Ist dies jedoch - wie hier - nicht der Fall, entfalten die §§ 277 bis 279 StGB a. F. bei einem gleichzeitigen Verstoß gegen § 267 StGB keine über ihren eigenen Anwendungsbereich hinausgehende Sperrwirkung …“
Als systematisches Argument für diese nur beschränkte Sperrwirkung auf die Fälle, in denen der Täter die für §§ 277-279 a.F. StGB erforderliche Absicht hatte, führt das OLG (a.a.O. Rn. 24) weiter folgendes aus:
„Zumal die Sperrwirkung einer nicht in allen Tatbestandsmerkmalen erfüllten Privilegierung dem deutschen Strafrecht grundsätzlich fremd ist … So entfaltet etwa § 216 StGB eine solche nur dann, wenn auch dessen Voraussetzungen umfänglich vorliegen.“
Darüber hinaus setzt sich das OLG umfassend mit der historischen Entwicklung der Normen auseinander und vermag anhand dessen keinen Anhaltspunkt für eine umfassende Sperrwirkung erkennen. Dazu führt es (a.a.O. Rn. 48 und 49) u.a. aus:
„Zumindest ebenso möglich erscheint es daher, dass der historische Gesetzgeber bei den Privilegierungstatbeständen der §§ 277 ff. StGB a.F. davon ausging, dass Versicherungen und Behörden die Fälschungen - etwa mit Hilfe von Sachverständigen - leichter erkennen können als Privatpersonen … und deswegen weniger schützenswert sind oder die Privilegierung deswegen erfolgte, weil gegenüber Versicherungen und Behörden häufig ein zumindest faktischer Zwang zur Einreichung von gesundheitlichen Zeugnissen besteht …

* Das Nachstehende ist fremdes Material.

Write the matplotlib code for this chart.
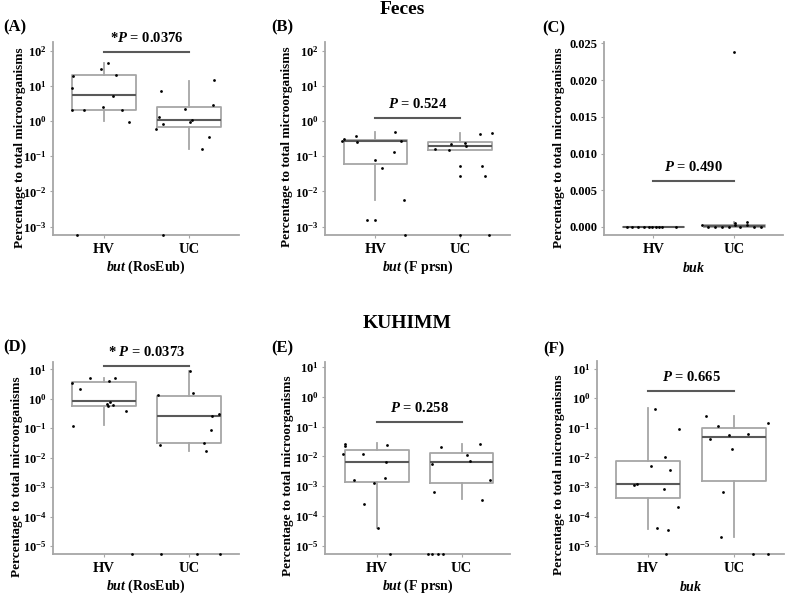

Eindeutige Anhaltspunkte für einen umfassenden Privilegierungswillen des historischen Gesetzgebers der §§ 277 bis 277 StGB a. F. gegenüber dem § 267 StGB lassen sich demnach weder aus der Gesetzgebungsgeschichte noch aus sonstigen Umständen gewinnen. Es ist letztlich nicht mehr zu klären, ob der historische Gesetzgeber mit dem Nebeneinander der §§ 277 bis 279 StGB a.F. einerseits und des § 267 StGB andererseits einen konkreten Zweck verfolgte oder ob dem historischen Gesetzgeber bei Einführung des § 267 RStGB die ursprüngliche Funktion des § 256 pStGB aus dem Blick geraten ist und er daher die §§ 277 ff. StGB a.F. unreflektiert als dessen Nachfolgeregelungen eingeführt hat und jedenfalls keine umfassende Sperrwirkung der Privilegierung aus den §§ 277 ff. StGB a.F. bezweckte …“
Schließlich liegt nach Meinung des OLG durch dieses Verständnis des Verhältnisses der Normen zueinander auch kein Verstoß gegen das sich aus Art. 103 II GG ergebende Bestimmtheitsgebot vor. Dazu wie folgt (a.a.O. Rn. 27ff):
„Nach dem in Art. 103 Abs. 2 GG verankerten Bestimmtheitsgebot ist für Strafnormen erforderlich, dass jedermann vorhersehen können soll, welches Verhalten verboten und mit welcher Strafe es bedroht ist … Maßstab für die Klarheit der Norm ist dabei der Verständnishorizont des Bürgers als Normadressat … Der Bürger muss dem Gesetzestext entnehmen können, was ihm noch erlaubt ist und wodurch er sich gegebenenfalls schon strafbar macht.
Nach diesem Maßstab genügt das Normgefüge aus § 267 Abs. 1 StGB einerseits und den §§ 277 ff. StGB a.F. andererseits dem Bestimmtheitsgebot. Der Wortlaut des § 267 StGB erfasst die Vorlage unrichtiger Gesundheitszeugnisse gegenüber Apotheken ohne weiteres. Ausdrückliche Hinweise auf einen Anwendungsvorrang der § 277 ff. StGB a.F. oder eine Einschränkung des Anwendungsbereichs von § 267 StGB enthalten weder die §§ 277 ff. StGB a.F. noch § 267 StGB …“
Es bleibt nunmehr abzuwarten, wie der BGH entscheiden wird. Wir werden Sie wie immer auf dem Laufenden halten.